━━ Source material ━━

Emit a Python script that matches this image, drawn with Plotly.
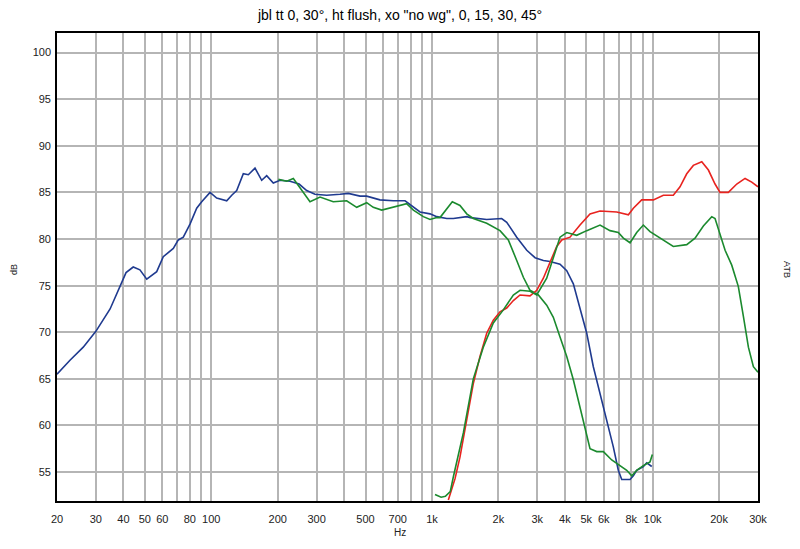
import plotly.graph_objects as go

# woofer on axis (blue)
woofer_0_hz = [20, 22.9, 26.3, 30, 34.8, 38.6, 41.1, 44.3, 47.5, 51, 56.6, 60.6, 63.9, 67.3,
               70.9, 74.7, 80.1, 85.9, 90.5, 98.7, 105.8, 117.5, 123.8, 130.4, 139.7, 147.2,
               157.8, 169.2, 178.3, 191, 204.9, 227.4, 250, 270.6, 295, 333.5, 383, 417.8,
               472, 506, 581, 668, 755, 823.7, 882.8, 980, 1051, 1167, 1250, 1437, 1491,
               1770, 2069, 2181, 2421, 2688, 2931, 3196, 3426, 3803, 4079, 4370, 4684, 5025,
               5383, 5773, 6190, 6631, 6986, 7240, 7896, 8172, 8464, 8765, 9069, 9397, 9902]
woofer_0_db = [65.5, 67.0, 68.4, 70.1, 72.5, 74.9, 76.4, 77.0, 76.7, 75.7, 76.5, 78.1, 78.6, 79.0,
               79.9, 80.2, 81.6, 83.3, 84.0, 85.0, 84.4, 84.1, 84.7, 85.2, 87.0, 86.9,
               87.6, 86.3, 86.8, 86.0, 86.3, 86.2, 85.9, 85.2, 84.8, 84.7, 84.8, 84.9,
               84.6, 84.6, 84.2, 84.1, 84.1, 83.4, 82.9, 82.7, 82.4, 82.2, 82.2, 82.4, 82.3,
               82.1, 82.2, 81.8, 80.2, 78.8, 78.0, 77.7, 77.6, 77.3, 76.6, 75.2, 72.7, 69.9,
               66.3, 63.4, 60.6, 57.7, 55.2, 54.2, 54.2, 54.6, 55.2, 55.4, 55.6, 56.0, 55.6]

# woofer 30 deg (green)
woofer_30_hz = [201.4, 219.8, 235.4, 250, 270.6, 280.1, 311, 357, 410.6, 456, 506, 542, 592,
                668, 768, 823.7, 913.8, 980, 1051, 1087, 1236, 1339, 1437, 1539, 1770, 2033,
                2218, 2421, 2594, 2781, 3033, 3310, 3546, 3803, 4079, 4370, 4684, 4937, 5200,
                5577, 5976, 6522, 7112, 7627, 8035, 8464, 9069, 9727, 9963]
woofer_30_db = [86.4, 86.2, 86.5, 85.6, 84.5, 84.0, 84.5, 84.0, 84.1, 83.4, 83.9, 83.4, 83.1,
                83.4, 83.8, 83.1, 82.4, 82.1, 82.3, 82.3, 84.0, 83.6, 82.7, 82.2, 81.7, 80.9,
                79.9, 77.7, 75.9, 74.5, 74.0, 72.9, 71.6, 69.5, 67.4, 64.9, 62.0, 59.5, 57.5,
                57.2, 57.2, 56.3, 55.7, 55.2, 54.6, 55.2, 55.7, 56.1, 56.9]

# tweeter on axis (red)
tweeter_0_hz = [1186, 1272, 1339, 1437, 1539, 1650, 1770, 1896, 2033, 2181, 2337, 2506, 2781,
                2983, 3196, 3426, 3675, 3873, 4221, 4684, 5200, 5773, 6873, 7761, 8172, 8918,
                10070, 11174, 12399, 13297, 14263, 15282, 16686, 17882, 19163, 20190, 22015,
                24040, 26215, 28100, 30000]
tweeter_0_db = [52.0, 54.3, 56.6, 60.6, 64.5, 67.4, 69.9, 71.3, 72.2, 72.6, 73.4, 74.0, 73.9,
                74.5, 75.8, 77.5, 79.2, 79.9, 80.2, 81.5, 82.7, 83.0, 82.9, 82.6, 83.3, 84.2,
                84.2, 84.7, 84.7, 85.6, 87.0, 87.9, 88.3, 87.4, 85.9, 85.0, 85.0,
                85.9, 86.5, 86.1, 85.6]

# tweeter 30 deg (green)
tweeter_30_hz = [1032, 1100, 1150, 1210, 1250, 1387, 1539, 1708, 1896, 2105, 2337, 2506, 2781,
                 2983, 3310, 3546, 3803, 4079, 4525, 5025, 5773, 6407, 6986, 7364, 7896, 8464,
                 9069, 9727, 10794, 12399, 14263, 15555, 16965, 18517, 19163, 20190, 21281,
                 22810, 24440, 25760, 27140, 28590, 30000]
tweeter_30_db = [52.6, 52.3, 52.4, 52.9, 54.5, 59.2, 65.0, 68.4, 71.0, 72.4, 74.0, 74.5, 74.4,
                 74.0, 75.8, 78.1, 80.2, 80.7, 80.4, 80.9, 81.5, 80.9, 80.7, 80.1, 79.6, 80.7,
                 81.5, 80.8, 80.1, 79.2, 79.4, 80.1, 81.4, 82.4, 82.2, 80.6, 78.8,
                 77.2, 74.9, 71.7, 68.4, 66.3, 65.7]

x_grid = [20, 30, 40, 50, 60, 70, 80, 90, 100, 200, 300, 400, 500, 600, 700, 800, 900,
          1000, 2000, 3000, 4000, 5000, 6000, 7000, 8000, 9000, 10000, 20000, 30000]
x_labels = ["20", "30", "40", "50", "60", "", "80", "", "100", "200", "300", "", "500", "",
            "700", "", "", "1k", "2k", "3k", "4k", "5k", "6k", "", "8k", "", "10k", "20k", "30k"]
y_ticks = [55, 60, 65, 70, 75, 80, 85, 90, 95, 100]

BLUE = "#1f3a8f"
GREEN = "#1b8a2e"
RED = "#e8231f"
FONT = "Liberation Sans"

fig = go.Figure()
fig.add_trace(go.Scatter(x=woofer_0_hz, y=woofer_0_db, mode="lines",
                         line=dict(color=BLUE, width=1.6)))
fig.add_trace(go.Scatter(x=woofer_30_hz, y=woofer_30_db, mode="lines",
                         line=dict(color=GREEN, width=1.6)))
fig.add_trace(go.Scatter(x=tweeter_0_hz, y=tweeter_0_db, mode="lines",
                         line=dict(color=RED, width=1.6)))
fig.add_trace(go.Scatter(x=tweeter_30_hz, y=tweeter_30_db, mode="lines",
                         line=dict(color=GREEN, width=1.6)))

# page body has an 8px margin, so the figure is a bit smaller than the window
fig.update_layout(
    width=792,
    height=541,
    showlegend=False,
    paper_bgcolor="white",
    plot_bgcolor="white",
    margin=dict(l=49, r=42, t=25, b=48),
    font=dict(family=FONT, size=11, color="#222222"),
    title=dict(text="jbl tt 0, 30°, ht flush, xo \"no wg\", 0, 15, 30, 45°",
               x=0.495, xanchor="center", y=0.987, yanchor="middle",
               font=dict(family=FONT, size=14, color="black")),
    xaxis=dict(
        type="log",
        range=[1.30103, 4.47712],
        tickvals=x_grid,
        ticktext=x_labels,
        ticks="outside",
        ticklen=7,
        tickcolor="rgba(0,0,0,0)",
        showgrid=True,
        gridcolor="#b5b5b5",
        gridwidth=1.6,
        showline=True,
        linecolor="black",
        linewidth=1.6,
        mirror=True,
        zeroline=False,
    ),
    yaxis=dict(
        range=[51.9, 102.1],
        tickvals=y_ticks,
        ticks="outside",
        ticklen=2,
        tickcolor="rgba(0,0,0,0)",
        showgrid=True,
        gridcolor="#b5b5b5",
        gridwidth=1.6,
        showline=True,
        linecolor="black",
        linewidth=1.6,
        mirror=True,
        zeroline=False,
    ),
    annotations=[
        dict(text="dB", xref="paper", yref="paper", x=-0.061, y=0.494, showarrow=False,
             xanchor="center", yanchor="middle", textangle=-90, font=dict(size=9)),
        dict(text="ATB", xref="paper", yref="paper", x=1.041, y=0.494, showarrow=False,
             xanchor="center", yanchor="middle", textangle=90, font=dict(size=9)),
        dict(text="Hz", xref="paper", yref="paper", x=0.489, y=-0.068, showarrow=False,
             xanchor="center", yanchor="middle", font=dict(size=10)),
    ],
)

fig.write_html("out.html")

━━━

Goal: Pictures excluded, quote all the data above exactly.

Written answer:
Emit a Python script that matches this image, drawn with Plotly.
import plotly.graph_objects as go

# woofer on axis (blue)
woofer_0_hz = [20, 22.9, 26.3, 30, 34.8, 38.6, 41.1, 44.3, 47.5, 51, 56.6, 60.6, 63.9, 67.3,
               70.9, 74.7, 80.1, 85.9, 90.5, 98.7, 105.8, 117.5, 123.8, 130.4, 139.7, 147.2,
               157.8, 169.2, 178.3, 191, 204.9, 227.4, 250, 270.6, 295, 333.5, 383, 417.8,
               472, 506, 581, 668, 755, 823.7, 882.8, 980, 1051, 1167, 1250, 1437, 1491,
               1770, 2069, 2181, 2421, 2688, 2931, 3196, 3426, 3803, 4079, 4370, 4684, 5025,
               5383, 5773, 6190, 6631, 6986, 7240, 7896, 8172, 8464, 8765, 9069, 9397, 9902]
woofer_0_db = [65.5, 67.0, 68.4, 70.1, 72.5, 74.9, 76.4, 77.0, 76.7, 75.7, 76.5, 78.1, 78.6, 79.0,
               79.9, 80.2, 81.6, 83.3, 84.0, 85.0, 84.4, 84.1, 84.7, 85.2, 87.0, 86.9,
               87.6, 86.3, 86.8, 86.0, 86.3, 86.2, 85.9, 85.2, 84.8, 84.7, 84.8, 84.9,
               84.6, 84.6, 84.2, 84.1, 84.1, 83.4, 82.9, 82.7, 82.4, 82.2, 82.2, 82.4, 82.3,
               82.1, 82.2, 81.8, 80.2, 78.8, 78.0, 77.7, 77.6, 77.3, 76.6, 75.2, 72.7, 69.9,
               66.3, 63.4, 60.6, 57.7, 55.2, 54.2, 54.2, 54.6, 55.2, 55.4, 55.6, 56.0, 55.6]

# woofer 30 deg (green)
woofer_30_hz = [201.4, 219.8, 235.4, 250, 270.6, 280.1, 311, 357, 410.6, 456, 506, 542, 592,
                668, 768, 823.7, 913.8, 980, 1051, 1087, 1236, 1339, 1437, 1539, 1770, 2033,
                2218, 2421, 2594, 2781, 3033, 3310, 3546, 3803, 4079, 4370, 4684, 4937, 5200,
                5577, 5976, 6522, 7112, 7627, 8035, 8464, 9069, 9727, 9963]
woofer_30_db = [86.4, 86.2, 86.5, 85.6, 84.5, 84.0, 84.5, 84.0, 84.1, 83.4, 83.9, 83.4, 83.1,
                83.4, 83.8, 83.1, 82.4, 82.1, 82.3, 82.3, 84.0, 83.6, 82.7, 82.2, 81.7, 80.9,
                79.9, 77.7, 75.9, 74.5, 74.0, 72.9, 71.6, 69.5, 67.4, 64.9, 62.0, 59.5, 57.5,
                57.2, 57.2, 56.3, 55.7, 55.2, 54.6, 55.2, 55.7, 56.1, 56.9]

# tweeter on axis (red)
tweeter_0_hz = [1186, 1272, 1339, 1437, 1539, 1650, 1770, 1896, 2033, 2181, 2337, 2506, 2781,
                2983, 3196, 3426, 3675, 3873, 4221, 4684, 5200, 5773, 6873, 7761, 8172, 8918,
                10070, 11174, 12399, 13297, 14263, 15282, 16686, 17882, 19163, 20190, 22015,
                24040, 26215, 28100, 30000]
tweeter_0_db = [52.0, 54.3, 56.6, 60.6, 64.5, 67.4, 69.9, 71.3, 72.2, 72.6, 73.4, 74.0, 73.9,
                74.5, 75.8, 77.5, 79.2, 79.9, 80.2, 81.5, 82.7, 83.0, 82.9, 82.6, 83.3, 84.2,
                84.2, 84.7, 84.7, 85.6, 87.0, 87.9, 88.3, 87.4, 85.9, 85.0, 85.0,
                85.9, 86.5, 86.1, 85.6]

# tweeter 30 deg (green)
tweeter_30_hz = [1032, 1100, 1150, 1210, 1250, 1387, 1539, 1708, 1896, 2105, 2337, 2506, 2781,
                 2983, 3310, 3546, 3803, 4079, 4525, 5025, 5773, 6407, 6986, 7364, 7896, 8464,
                 9069, 9727, 10794, 12399, 14263, 15555, 16965, 18517, 19163, 20190, 21281,
                 22810, 24440, 25760, 27140, 28590, 30000]
tweeter_30_db = [52.6, 52.3, 52.4, 52.9, 54.5, 59.2, 65.0, 68.4, 71.0, 72.4, 74.0, 74.5, 74.4,
                 74.0, 75.8, 78.1, 80.2, 80.7, 80.4, 80.9, 81.5, 80.9, 80.7, 80.1, 79.6, 80.7,
                 81.5, 80.8, 80.1, 79.2, 79.4, 80.1, 81.4, 82.4, 82.2, 80.6, 78.8,
                 77.2, 74.9, 71.7, 68.4, 66.3, 65.7]

x_grid = [20, 30, 40, 50, 60, 70, 80, 90, 100, 200, 300, 400, 500, 600, 700, 800, 900,
          1000, 2000, 3000, 4000, 5000, 6000, 7000, 8000, 9000, 10000, 20000, 30000]
x_labels = ["20", "30", "40", "50", "60", "", "80", "", "100", "200", "300", "", "500", "",
            "700", "", "", "1k", "2k", "3k", "4k", "5k", "6k", "", "8k", "", "10k", "20k", "30k"]
y_ticks = [55, 60, 65, 70, 75, 80, 85, 90, 95, 100]

BLUE = "#1f3a8f"
GREEN = "#1b8a2e"
RED = "#e8231f"
FONT = "Liberation Sans"

fig = go.Figure()
fig.add_trace(go.Scatter(x=woofer_0_hz, y=woofer_0_db, mode="lines",
                         line=dict(color=BLUE, width=1.6)))
fig.add_trace(go.Scatter(x=woofer_30_hz, y=woofer_30_db, mode="lines",
                         line=dict(color=GREEN, width=1.6)))
fig.add_trace(go.Scatter(x=tweeter_0_hz, y=tweeter_0_db, mode="lines",
                         line=dict(color=RED, width=1.6)))
fig.add_trace(go.Scatter(x=tweeter_30_hz, y=tweeter_30_db, mode="lines",
                         line=dict(color=GREEN, width=1.6)))

# page body has an 8px margin, so the figure is a bit smaller than the window
fig.update_layout(
    width=792,
    height=541,
    showlegend=False,
    paper_bgcolor="white",
    plot_bgcolor="white",
    margin=dict(l=49, r=42, t=25, b=48),
    font=dict(family=FONT, size=11, color="#222222"),
    title=dict(text="jbl tt 0, 30°, ht flush, xo \"no wg\", 0, 15, 30, 45°",
               x=0.495, xanchor="center", y=0.987, yanchor="middle",
               font=dict(family=FONT, size=14, color="black")),
    xaxis=dict(
        type="log",
        range=[1.30103, 4.47712],
        tickvals=x_grid,
        ticktext=x_labels,
        ticks="outside",
        ticklen=7,
        tickcolor="rgba(0,0,0,0)",
        showgrid=True,
        gridcolor="#b5b5b5",
        gridwidth=1.6,
        showline=True,
        linecolor="black",
        linewidth=1.6,
        mirror=True,
        zeroline=False,
    ),
    yaxis=dict(
        range=[51.9, 102.1],
        tickvals=y_ticks,
        ticks="outside",
        ticklen=2,
        tickcolor="rgba(0,0,0,0)",
        showgrid=True,
        gridcolor="#b5b5b5",
        gridwidth=1.6,
        showline=True,
        linecolor="black",
        linewidth=1.6,
        mirror=True,
        zeroline=False,
    ),
    annotations=[
        dict(text="dB", xref="paper", yref="paper", x=-0.061, y=0.494, showarrow=False,
             xanchor="center", yanchor="middle", textangle=-90, font=dict(size=9)),
        dict(text="ATB", xref="paper", yref="paper", x=1.041, y=0.494, showarrow=False,
             xanchor="center", yanchor="middle", textangle=90, font=dict(size=9)),
        dict(text="Hz", xref="paper", yref="paper", x=0.489, y=-0.068, showarrow=False,
             xanchor="center", yanchor="middle", font=dict(size=10)),
    ],
)

fig.write_html("out.html")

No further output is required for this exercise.